I love parenting and I hate parenting. The part I hate is when I have to have tough love and have to make decisions all on my own. The part I love is when I see that my kids have learned something, the delight in their eyes when we have family movie night and carve pumpkins and bake the pumpkin seeds for them to munch on. I love childhood. I love to sit and listen to them playing together. I love that they all love each other, and I love that this life, this environment, this home was created by me and my best friend. I especially love watching Jerry be a great Dad and I love seeing little parts of us in the kids.

A side story. ;)
We had to go out and pick up a couple of dress clothes items for Jerry. His boss has asked him to run a training class this week and he needs to wear business dressy. Tie, black pants, shiny black shoes... not his usual jeans, button up and hiking boots. Coincidentally Macy's was having their one day sale so we decided we would just go and try to finish quickly. The kids were all not feeling well and so we were loaded with patience when we arrived.

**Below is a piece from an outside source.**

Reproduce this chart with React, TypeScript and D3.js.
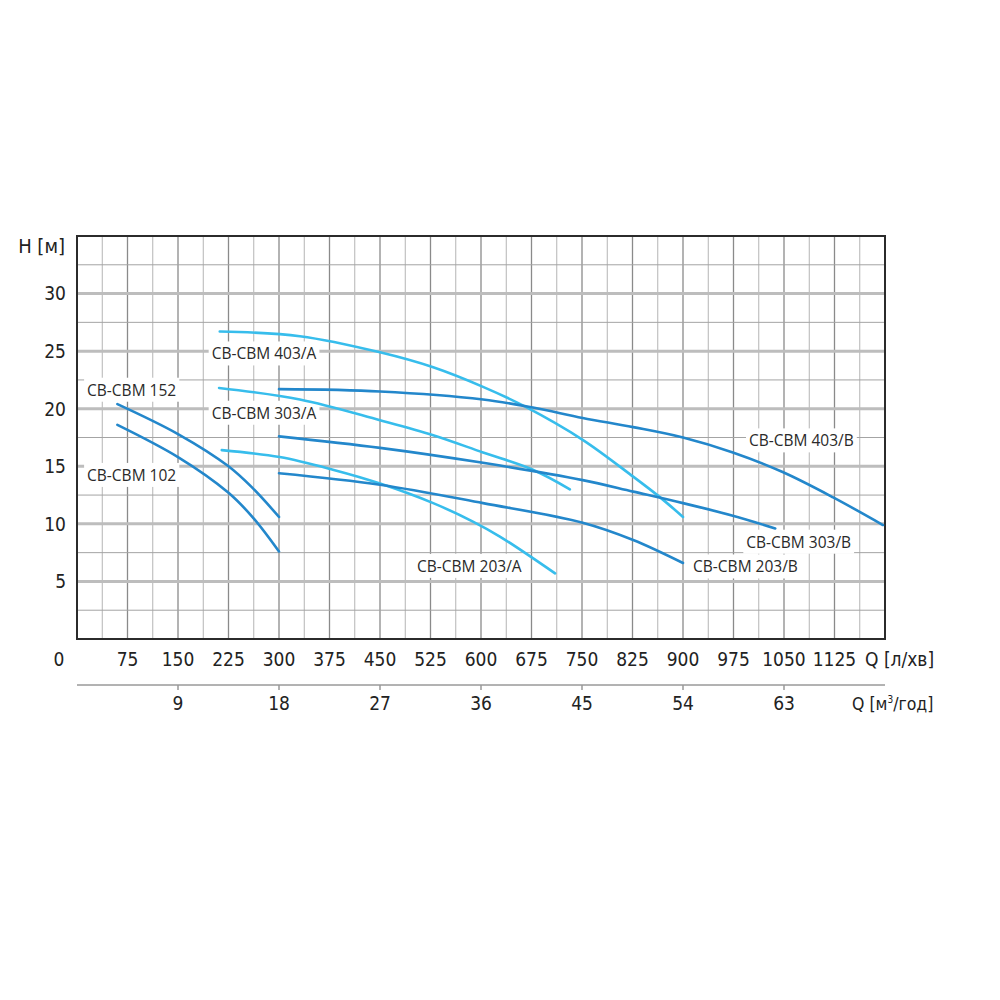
import React, { useEffect, useRef } from 'react';
import * as d3 from 'd3';

// flow in l/min, head in m
const cbm152: [number, number][] = [[60, 20.4], [150, 17.8], [225, 15.0], [261, 13.1], [300, 10.6]];
const cbm102: [number, number][] = [[60, 18.6], [150, 15.8], [225, 12.7], [262, 10.5], [300, 7.6]];
const cbm403A: [number, number][] = [[212, 26.7], [331, 26.3], [450, 24.9], [529, 23.6], [603, 21.9], [665, 20.2], [751, 17.3], [826, 14.1], [866, 12.3], [900, 10.6]];
const cbm303A: [number, number][] = [[211, 21.8], [331, 20.8], [450, 19.0], [529, 17.7], [603, 16.2], [677, 14.7], [732, 13.0]];
const cbm203A: [number, number][] = [[215, 16.4], [301, 15.8], [380, 14.7], [450, 13.5], [529, 11.8], [588, 10.2], [628, 8.9], [710, 5.7]];
const cbm403B: [number, number][] = [[300, 21.7], [450, 21.5], [603, 20.8], [677, 20.1], [751, 19.2], [826, 18.4], [900, 17.5], [974, 16.2], [1048, 14.5], [1123, 12.3], [1197, 9.9]];
const cbm303B: [number, number][] = [[300, 17.6], [450, 16.6], [603, 15.3], [751, 13.8], [826, 12.8], [900, 11.8], [974, 10.7], [1037, 9.6]];
const cbm203B: [number, number][] = [[300, 14.4], [450, 13.4], [603, 11.8], [751, 10.1], [826, 8.6], [900, 6.6]];

const curves = [
  { name: 'CB-CBM 152', pts: cbm152, tone: 'dark', lq: 15, lh: 21.6 },
  { name: 'CB-CBM 102', pts: cbm102, tone: 'dark', lq: 15, lh: 14.2 },
  { name: 'CB-CBM 403/A', pts: cbm403A, tone: 'light', lq: 200, lh: 24.75 },
  { name: 'CB-CBM 303/A', pts: cbm303A, tone: 'light', lq: 200, lh: 19.6 },
  { name: 'CB-CBM 203/A', pts: cbm203A, tone: 'light', lq: 505, lh: 6.3 },
  { name: 'CB-CBM 403/B', pts: cbm403B, tone: 'dark', lq: 998, lh: 17.2 },
  { name: 'CB-CBM 303/B', pts: cbm303B, tone: 'dark', lq: 994, lh: 8.4 },
  { name: 'CB-CBM 203/B', pts: cbm203B, tone: 'dark', lq: 915, lh: 6.25 },
];

const yTicks = [5, 10, 15, 20, 25, 30];
const qTicks = [75, 150, 225, 300, 375, 450, 525, 600, 675, 750, 825, 900, 975, 1050, 1125];
const m3Ticks = [9, 18, 27, 36, 45, 54, 63];

const App: React.FC = () => {
  const svgRef = useRef<SVGSVGElement>(null);

  useEffect(() => {
    if (!svgRef.current) return;
    const svg = d3.select(svgRef.current);
    svg.selectAll('*').remove();

    const left = 77, right = 885, top = 236, bottom = 639;
    const x = d3.scaleLinear().domain([0, 1200]).range([left, right]);
    const y = d3.scaleLinear().domain([0, 35]).range([bottom, top]);
    const x2 = d3.scaleLinear().domain([0, 72]).range([left, right]);

    const labelFont = "'Open Sans', 'Noto Sans', sans-serif";
    const numFont = "'Liberation Sans Narrow', 'DejaVu Sans Condensed', sans-serif";

    svg.append('rect').attr('width', 1000).attr('height', 1000).attr('fill', '#fff');

    // grid
    const grid = svg.append('g');
    d3.range(1, 32).map(i => i * 37.5).forEach(v => {
      const major = v % 75 === 0;
      grid.append('line')
        .attr('x1', x(v)).attr('x2', x(v)).attr('y1', top).attr('y2', bottom)
        .attr('stroke', major ? '#8a8a8a' : '#b4b4b4')
        .attr('stroke-width', major ? 1.3 : 1);
    });
    d3.range(1, 14).map(i => i * 2.5).forEach(v => {
      const major = v % 5 === 0;
      grid.append('line')
        .attr('x1', left).attr('x2', right).attr('y1', y(v)).attr('y2', y(v))
        .attr('stroke', major ? '#bdbdbd' : '#a4a4a4')
        .attr('stroke-width', major ? 3 : 1);
    });

    // frame
    svg.append('rect')
      .attr('x', left).attr('y', top).attr('width', right - left).attr('height', bottom - top)
      .attr('fill', 'none').attr('stroke', '#2b2b2b').attr('stroke-width', 2);

    // curve labels with white boxes
    const labels = svg.append('g');
    curves.forEach(c => {
      const t = labels.append('text')
        .attr('x', x(c.lq)).attr('y', y(c.lh)).attr('dy', '0.35em')
        .attr('font-family', labelFont).attr('font-size', 15.5)
        .attr('fill', '#2a2a2a').text(c.name);
      const bb = (t.node() as SVGTextElement).getBBox();
      labels.insert('rect', () => t.node() as any)
        .attr('x', bb.x - 3).attr('y', bb.y - 1)
        .attr('width', bb.width + 6).attr('height', bb.height + 2)
        .attr('fill', '#fff');
    });

    // curves
    const line = d3.line<[number, number]>()
      .x(d => x(d[0])).y(d => y(d[1]))
      .curve(d3.curveCatmullRom.alpha(0.5));
    curves.forEach(c => {
      svg.append('path')
        .attr('d', line(c.pts) as string)
        .attr('fill', 'none')
        .attr('stroke', c.tone === 'dark' ? '#2387cb' : '#37bdec')
        .attr('stroke-width', 2.6)
        .attr('stroke-linecap', 'round');
    });

    // y axis labels
    yTicks.forEach(v => {
      svg.append('text')
        .attr('x', 66).attr('y', y(v)).attr('dy', '0.36em')
        .attr('text-anchor', 'end')
        .attr('font-family', numFont).attr('font-size', 19).attr('fill', '#222')
        .text(v);
    });
    svg.append('text')
      .attr('x', 65).attr('y', 253).attr('text-anchor', 'end')
      .attr('font-family', numFont).attr('font-size', 20).attr('fill', '#222')
      .text('H [м]');

    // l/min axis labels
    svg.append('text')
      .attr('x', 59).attr('y', 659).attr('dy', '0.36em').attr('text-anchor', 'middle')
      .attr('font-family', numFont).attr('font-size', 19).attr('fill', '#222').text('0');
    qTicks.forEach(v => {
      svg.append('text')
        .attr('x', x(v)).attr('y', 659).attr('dy', '0.36em').attr('text-anchor', 'middle')
        .attr('font-family', numFont).attr('font-size', 19).attr('fill', '#222')
        .text(v);
    });
    svg.append('text')
      .attr('x', 865).attr('y', 659).attr('dy', '0.36em')
      .attr('font-family', numFont).attr('font-size', 19).attr('fill', '#222')
      .text('Q [л/хв]');

    // m3/h axis
    svg.append('line')
      .attr('x1', left).attr('x2', right).attr('y1', 685).attr('y2', 685)
      .attr('stroke', '#666').attr('stroke-width', 1);
    m3Ticks.forEach(v => {
      svg.append('line')
        .attr('x1', x2(v)).attr('x2', x2(v)).attr('y1', 685).attr('y2', 690)
        .attr('stroke', '#999').attr('stroke-width', 1.5);
      svg.append('text')
        .attr('x', x2(v)).attr('y', 703).attr('dy', '0.36em').attr('text-anchor', 'middle')
        .attr('font-family', numFont).attr('font-size', 19).attr('fill', '#222')
        .text(v);
    });
    const q2 = svg.append('text')
      .attr('x', 852).attr('y', 710)
      .attr('font-family', numFont).attr('font-size', 17.5).attr('fill', '#222');
    q2.append('tspan').text('Q [м');
    q2.append('tspan').attr('font-size', 10).attr('dy', -7).text('3');
    q2.append('tspan').attr('dy', 7).text('/год]');
  }, []);

  return (
    <div style={{ position: 'absolute', left: 0, top: 0 }}>
      <svg ref={svgRef} width={1000} height={1000} viewBox="0 0 1000 1000" style={{ display: 'block' }} />
    </div>
  );
};

export default App;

The kids were AWESOME. It took about an hour to get the things we needed and for Jerry to try them on. Afterwards when we were leaving the saleswoman from a different department came over and asked me if our kids were always so good. I said, "I make no promises, but they are great kids and are usually pretty good." and kind of laughed. She asked how do you do it? and I told them what I believe is the truth: "They have an awesome Dad." and she said the sweetest thing that actually brought tears to my 25 weeks pregnant self, "It looks like they have an awesome Mom too." And she patted my arm in the older lady 'I'd like to hug you but that would be weird' way.

Sometimes it really feels good to hear that I'm doing a good job too.